In the material below, list every line carrying the string "script".

= = = = =

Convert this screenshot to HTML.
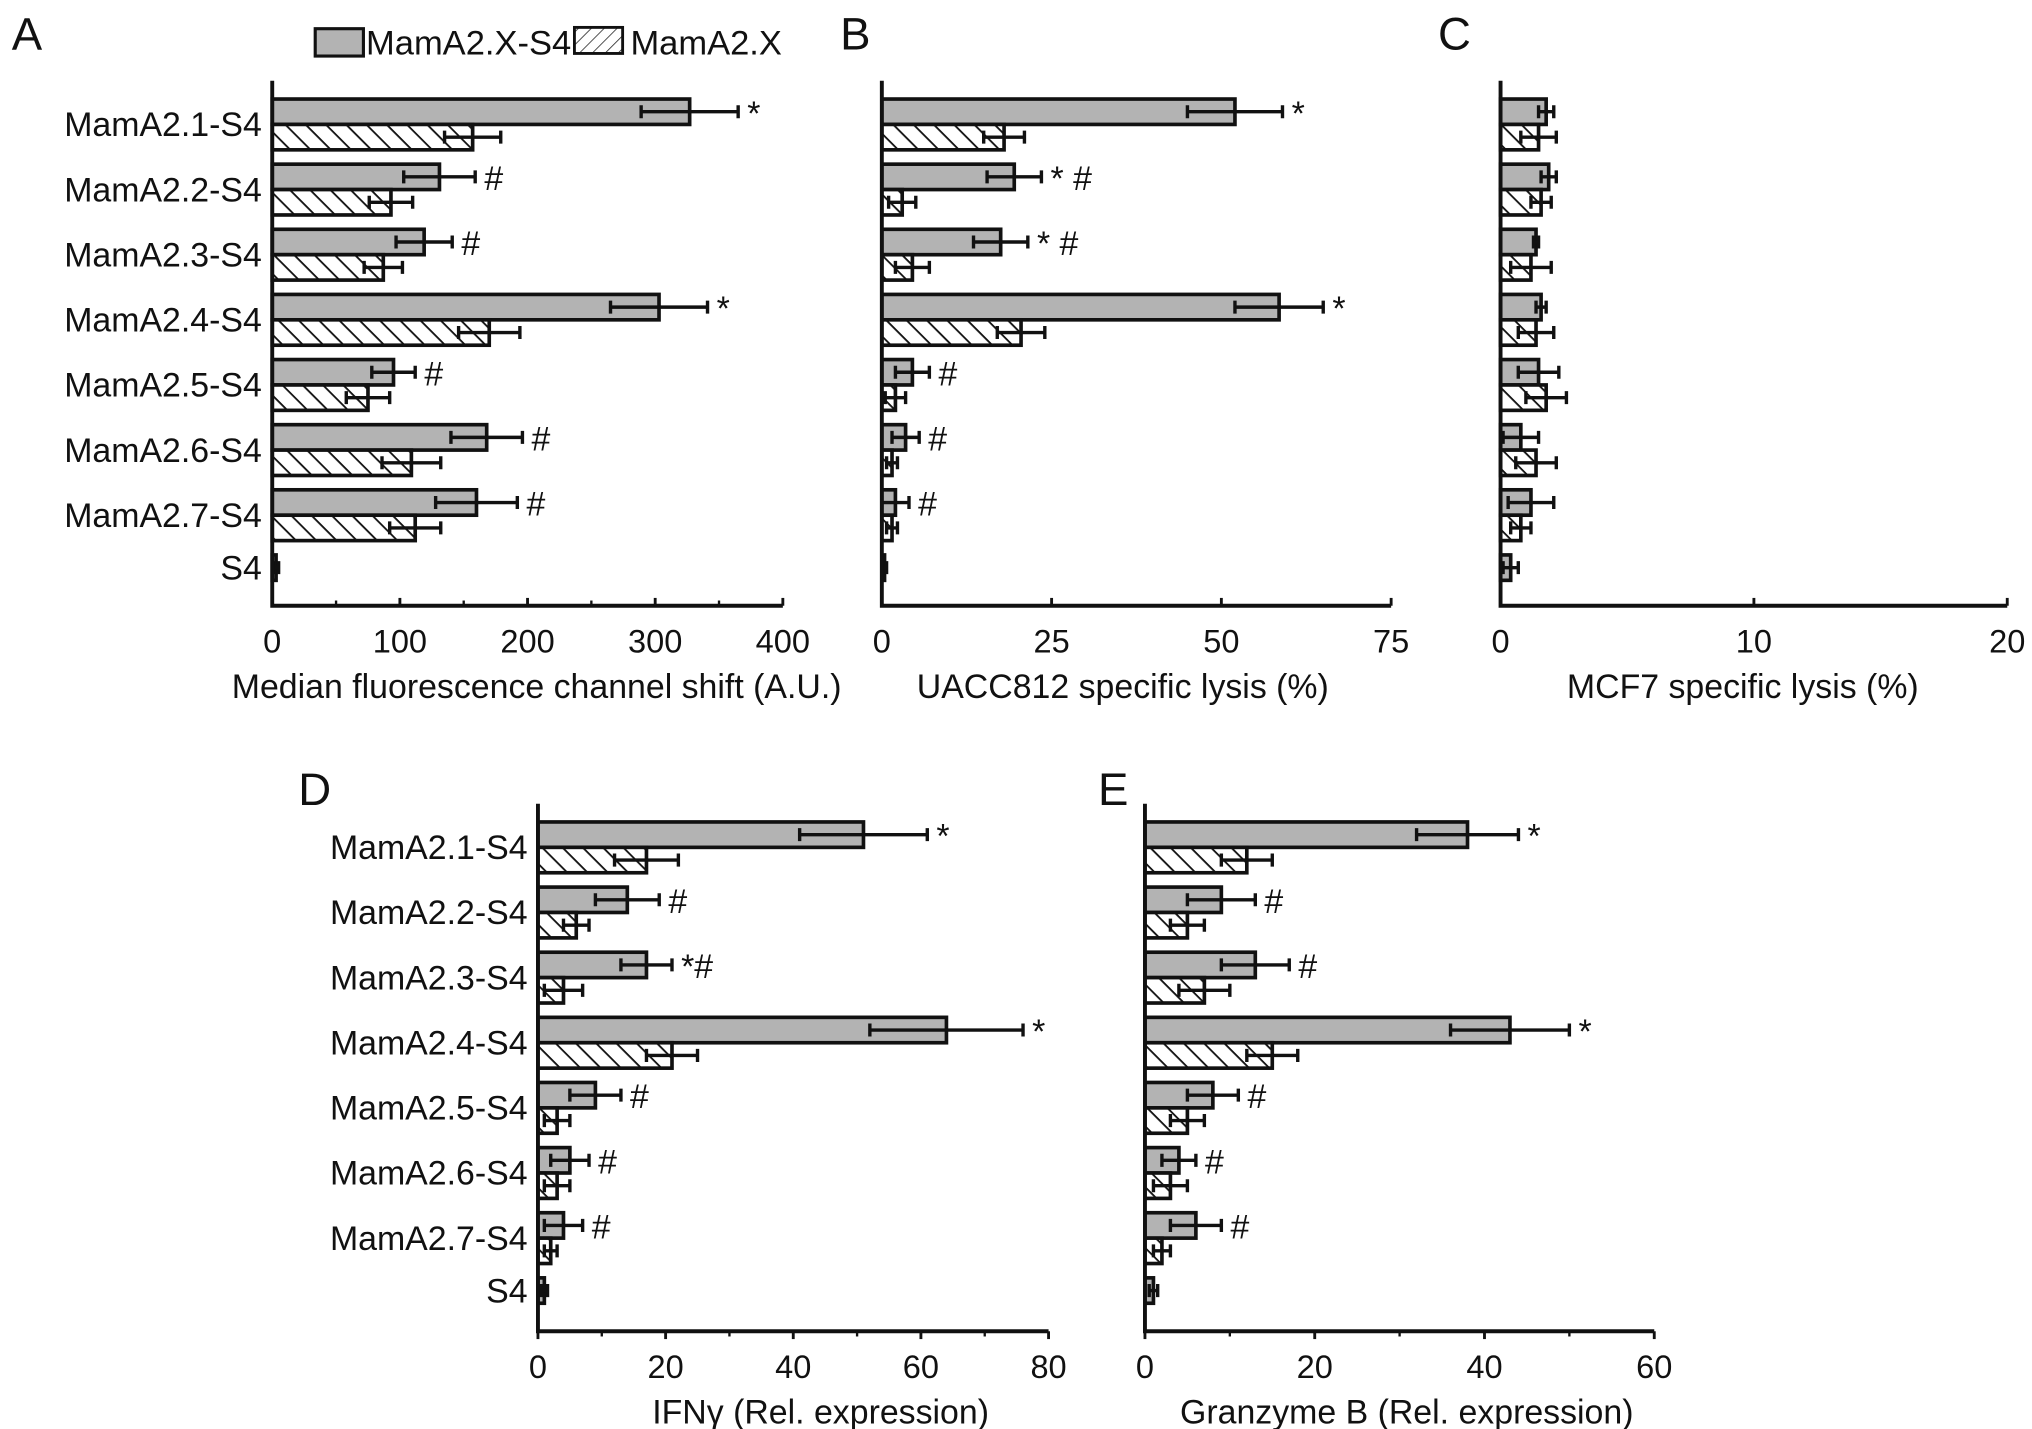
<!DOCTYPE html>
<html><head><meta charset="utf-8"><style>
html,body{margin:0;padding:0;background:#fff}
svg{display:block}
text{font-family:"Liberation Sans",Arial,sans-serif;fill:#111}
</style></head><body>
<svg id="fig" width="2032" height="1429" viewBox="0 0 1560 1097" xmlns="http://www.w3.org/2000/svg">
<defs>
<pattern id="hatch" patternUnits="userSpaceOnUse" width="11" height="11" patternTransform="rotate(45)">
<rect width="11" height="11" fill="#fff"/><line x1="0" y1="0" x2="11" y2="0" stroke="#111" stroke-width="2.8"/>
</pattern>
<pattern id="hatchL" patternUnits="userSpaceOnUse" width="7" height="7" patternTransform="rotate(-45)">
<rect width="7" height="7" fill="#fff"/><line x1="0" y1="0" x2="7" y2="0" stroke="#333" stroke-width="1.3"/>
</pattern>
</defs>
<g id="legend">
<rect x="242" y="22" width="37" height="21" fill="#b3b3b3" stroke="#111" stroke-width="2.4"/>
<text x="281" y="42" font-size="26.5">MamA2.X-S4</text>
<rect x="441" y="21" width="37" height="20" fill="url(#hatchL)" stroke="#111" stroke-width="2.2"/>
<text x="484" y="42" font-size="26.5">MamA2.X</text>
</g>
</svg>
<script>
const categories = ["MamA2.1-S4","MamA2.2-S4","MamA2.3-S4","MamA2.4-S4","MamA2.5-S4","MamA2.6-S4","MamA2.7-S4","S4"];
const aGrey = [327,131,119,303,95,168,160,3];
const aGreyErr = [38,28,22,38,17,28,32,2];
const aHatch = [157,93,87,170,75,109,112];
const aHatchErr = [22,17,15,24,17,23,20];
const aMarks = ["*","#","#","*","#","#","#",""];
const aTicks = [0,100,200,300,400];
const bGrey = [52,19.5,17.5,58.5,4.5,3.5,2,0.4];
const bGreyErr = [7,4,4,6.5,2.5,2,2,0.3];
const bHatch = [18,3,4.5,20.5,2,1.5,1.5];
const bHatchErr = [3,2,2.5,3.5,1.5,0.8,0.8];
const bMarks = ["*","* #","* #","*","#","#","#",""];
const bTicks = [0,25,50,75];
const cGrey = [1.8,1.9,1.4,1.6,1.5,0.8,1.2,0.4];
const cGreyErr = [0.3,0.3,0.1,0.2,0.8,0.7,0.9,0.3];
const cHatch = [1.5,1.6,1.2,1.4,1.8,1.4,0.8];
const cHatchErr = [0.7,0.4,0.8,0.7,0.8,0.8,0.4];
const cMarks = ["","","","","","","",""];
const cTicks = [0,10,20];
const dGrey = [51,14,17,64,9,5,4,1];
const dGreyErr = [10,5,4,12,4,3,3,0.5];
const dHatch = [17,6,4,21,3,3,2];
const dHatchErr = [5,2,3,4,2,2,1];
const dMarks = ["*","#","*#","*","#","#","#",""];
const dTicks = [0,20,40,60,80];
const eGrey = [38,9,13,43,8,4,6,1];
const eGreyErr = [6,4,4,7,3,2,3,0.5];
const eHatch = [12,5,7,15,5,3,2];
const eHatchErr = [3,2,3,3,2,2,1];
const eMarks = ["*","#","#","*","#","#","#",""];
const eTicks = [0,20,40,60];

const NS="http://www.w3.org/2000/svg";
const svg=document.getElementById('fig');
function mk(tag,attrs,parent){const e=document.createElementNS(NS,tag);for(const k in attrs)e.setAttribute(k,attrs[k]);(parent||svg).appendChild(e);return e;}

function panel(id,letter,lx,ly,x0,x1,top,bottom,ticks,grey,greyErr,hatch,hatchErr,marks,xlabel,xlabelX,showCats,minor,tickDir){
  const g=mk('g',{});
  
  
  const max=ticks[ticks.length-1];
  const sx=v=>x0+(v/max)*(x1-x0);
  const L=mk('text',{x:lx,y:ly,'font-size':35},g);L.textContent=letter;
  
  
  const bh=19.5, step=50;
  for(let i=0;i<categories.length;i++){
    const yg=top+14+step*i;
    if(showCats){
      const ly2=(i<hatch.length)?yg+bh+9:yg+bh/2+9;
      const t=mk('text',{x:x0-8,y:ly2,'font-size':26,'text-anchor':'end'},g);t.textContent=categories[i];
      
      
    }
    const gb=mk('rect',{x:x0,y:yg,width:Math.max(sx(grey[i])-x0,1.5),height:bh,fill:'#b3b3b3',stroke:'#111','stroke-width':2.8},g);
    
    
    const cy=yg+bh/2, lo=sx(Math.max(grey[i]-greyErr[i],0)), hi=sx(grey[i]+greyErr[i]);
    const eb=mk('path',{d:`M${lo},${cy}H${hi}M${lo},${cy-5}V${cy+5}M${hi},${cy-5}V${cy+5}`,stroke:'#111','stroke-width':2.6,fill:'none'},g);
    
    
    if(marks[i]){
      const m=mk('text',{x:hi+7,y:cy+10,'font-size':26},g);m.textContent=marks[i];
      
      
    }
    if(i<hatch.length){
      const yh=yg+bh;
      const hb=mk('rect',{x:x0,y:yh,width:Math.max(sx(hatch[i])-x0,1.5),height:bh,fill:'url(#hatch)',stroke:'#111','stroke-width':2.8},g);
      
      
      const cy2=yh+bh/2, lo2=sx(Math.max(hatch[i]-hatchErr[i],0)), hi2=sx(hatch[i]+hatchErr[i]);
      const eb2=mk('path',{d:`M${lo2},${cy2}H${hi2}M${lo2},${cy2-5}V${cy2+5}M${hi2},${cy2-5}V${cy2+5}`,stroke:'#111','stroke-width':2.6,fill:'none'},g);
      
      
    }
  }
  const ax=mk('path',{d:`M${x0},${top}V${bottom}H${x1}`,stroke:'#111','stroke-width':3,fill:'none'},g);
  
  
  for(let k=0;k<ticks.length;k++){
    const tx=sx(ticks[k]);
    mk('line',{x1:tx,y1:bottom,x2:tx,y2:bottom+6*tickDir,stroke:'#111','stroke-width':2.2},g);
    if(minor && k<ticks.length-1){const mx=sx((ticks[k]+ticks[k+1])/2);mk('line',{x1:mx,y1:bottom,x2:mx,y2:bottom+4*tickDir,stroke:'#111','stroke-width':1.8},g);}
    const tl=mk('text',{x:tx,y:bottom+36,'font-size':25,'text-anchor':'middle'},g);tl.textContent=ticks[k];
    
    
  }
  const xl=mk('text',{x:xlabelX,y:bottom+71,'font-size':26,'text-anchor':'middle'},g);xl.textContent=xlabel;
  
  
}
panel('a','A',9,38,209,601,62,465,aTicks,aGrey,aGreyErr,aHatch,aHatchErr,aMarks,'Median fluorescence channel shift (A.U.)',412,true,true,-1);
panel('b','B',645,38,677,1068,62,465,bTicks,bGrey,bGreyErr,bHatch,bHatchErr,bMarks,'UACC812 specific lysis (%)',862,false,false,-1);
panel('c','C',1104,38,1152,1541,62,465,cTicks,cGrey,cGreyErr,cHatch,cHatchErr,cMarks,'MCF7 specific lysis (%)',1338,false,false,-1);
panel('d','D',229,618,413,805,617,1022,dTicks,dGrey,dGreyErr,dHatch,dHatchErr,dMarks,'IFNγ (Rel. expression)',630,true,true,1);
panel('e','E',843,618,879,1270,617,1022,eTicks,eGrey,eGreyErr,eHatch,eHatchErr,eMarks,'Granzyme B (Rel. expression)',1080,false,true,1);
</script>
</body></html>
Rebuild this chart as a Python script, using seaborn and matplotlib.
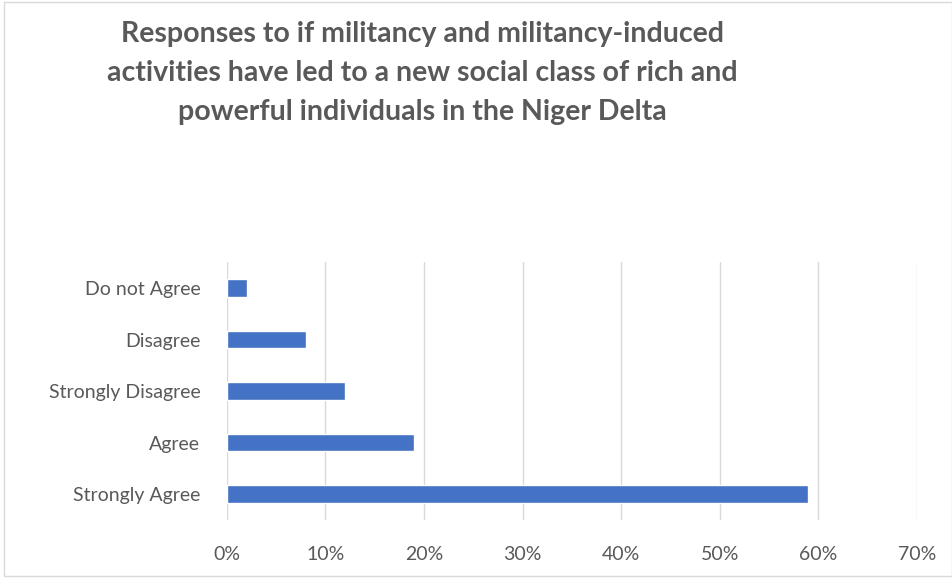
import numpy as np
import pandas as pd
import seaborn as sns
import matplotlib.pyplot as plt
from matplotlib.ticker import PercentFormatter

categories = ["Do not Agree", "Disagree", "Strongly Disagree", "Agree", "Strongly Agree"]
shares = [2, 8, 12, 19, 59]

title = ("Responses to if militancy and militancy-induced\n"
         "activities have led to a new social class of rich and\n"
         "powerful individuals in the Niger Delta")

sns.set_theme(style="white")
plt.rcParams['font.family'] = ['Lato', 'DejaVu Sans']

df = pd.DataFrame({"Response": categories, "Share": shares})

fig = plt.figure(figsize=(9.53, 5.79), dpi=100)
ax = fig.add_axes([0.238, 0.102, 0.724, 0.445])

sns.barplot(data=df, x="Share", y="Response", color="#4472C4", width=0.34,
            saturation=1, ax=ax, zorder=3)

ax.set_xlim(0, 70)
ax.set_xticks(np.arange(0, 71, 10))
ax.xaxis.set_major_formatter(PercentFormatter(decimals=0))
ax.grid(axis="x", color="#D9D9D9", linewidth=1, zorder=0)
ax.set_xlabel("")
ax.set_ylabel("")
for s in ax.spines.values():
    s.set_visible(False)
ax.tick_params(axis="both", length=0, labelsize=14, colors="#595959")
ax.tick_params(axis="x", pad=19)
ax.tick_params(axis="y", pad=19)

fig.text(0.443, 0.963, title, ha="center", va="top", fontsize=20.5,
         fontweight="bold", color="#595959", linespacing=1.62)

fig.patches.append(plt.Rectangle((0.004, 0.006), 0.995, 0.99, transform=fig.transFigure,
                                 fill=False, edgecolor="#D9D9D9", linewidth=1))

fig.savefig("out.png", dpi=100)
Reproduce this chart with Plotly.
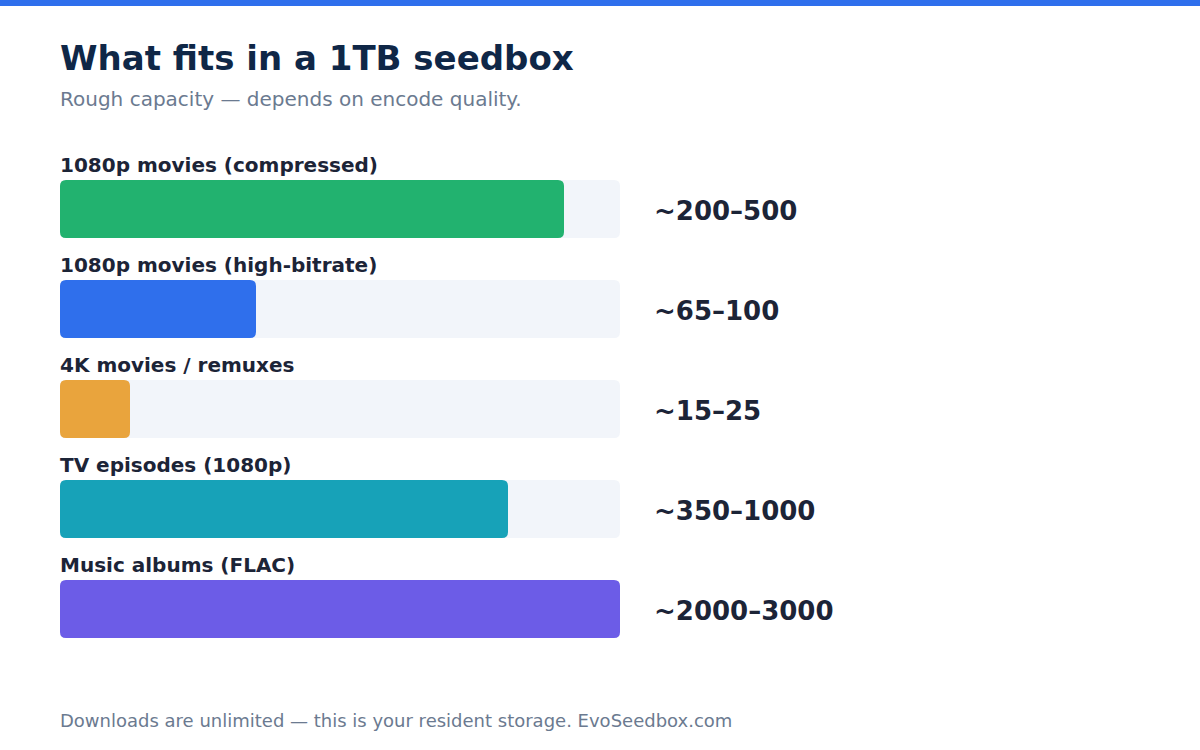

= = = = =

_Reply_
<script>
</script>
Rebuild this chart as a Python script, using seaborn and matplotlib.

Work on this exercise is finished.